Maikovskis soll nach Gerassimows Worten für die Erschießung von 300 Einwohnern, darunter Frauen und Kindern, im lettischen Dorf Autrine verantwortlich sein. Andere Berichte sprechen von einer Beteiligung an der Ermordung von 15.000 Menschen.
Maikovskis, der bis zu seiner Übersiedlung in die USA im Jahre 1951 in der Bundesrepublik lebte, blieb hier völlig unbehelligt. In der Bundesrepublik ist im Zusammenhang mit den Verbrechen in Lettland lediglich gegen einen Vorgesetzten Maikovskis wegen Mordes in zwei Fällen verhandelt worden.
Der Beschuldigte habe ein Visum erhalten, weil gegen ihn in der Bundesrepublik „nichts vorliegt“, erklärte der Sprecher des Bonner Außenministeriums, Chrobog. Ein Antrag auf eine ständige Aufenthaltserlaubnis, den Maikovskis vor mehreren Jahren gestellt hatte, wurde jedoch abgelehnt; offenbar in Kenntnis der Vorwürfe gegen Maikovskis.
Die Sowjetunion hatte den USA 1976 eine Liste von 150 in der Sowjetunion verurteilten Nazi-Kriegsverbrechern, unter ihnen Maikovskis, überreicht. Nach zehnjährigem Rechtsstreit verfügte der Oberste Gerichtshof der USA Maikovskis‘ Deportation, vollzog sie aber nicht.
Maikovskis‘ Verschwinden war in den USA erst vor wenigen Tagen bemerkt worden. Wie berichtet, hatte Maikovskis sich bereits vor einem Jahr unbemerkt in die Bundesrepublik abgesetzt und hier um politisches Asyl gebeten.

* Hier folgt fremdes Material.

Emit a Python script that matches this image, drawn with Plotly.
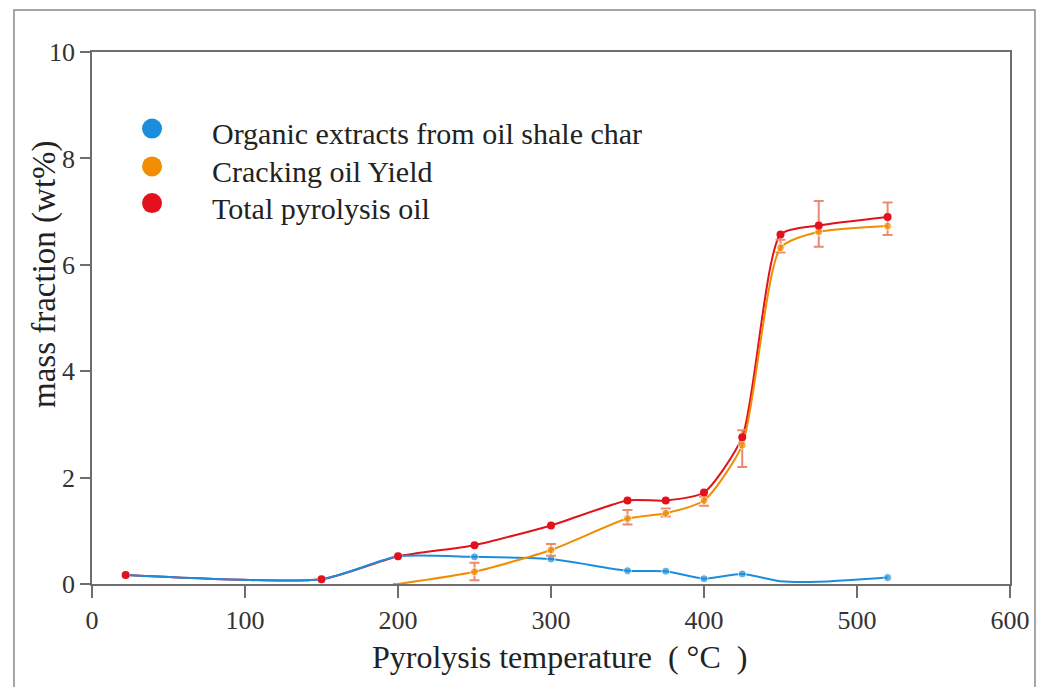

Oberstaatsanwalt Schacht von der nordrhein-westfälischen Zentralstelle für NS-Verbrechen in Dortmund erklärte, man nehme das Angebot der Sowjetunion „gerne an“, man sei auf sowjetische Hilfe angewiesen, insbesondere beim Auffinden von Zeugen. Die neue Schreibweise Maikovskis‘ ergibt sich aus den jetzt vorliegenden persönlichen Unterlagen des Beschuldigten.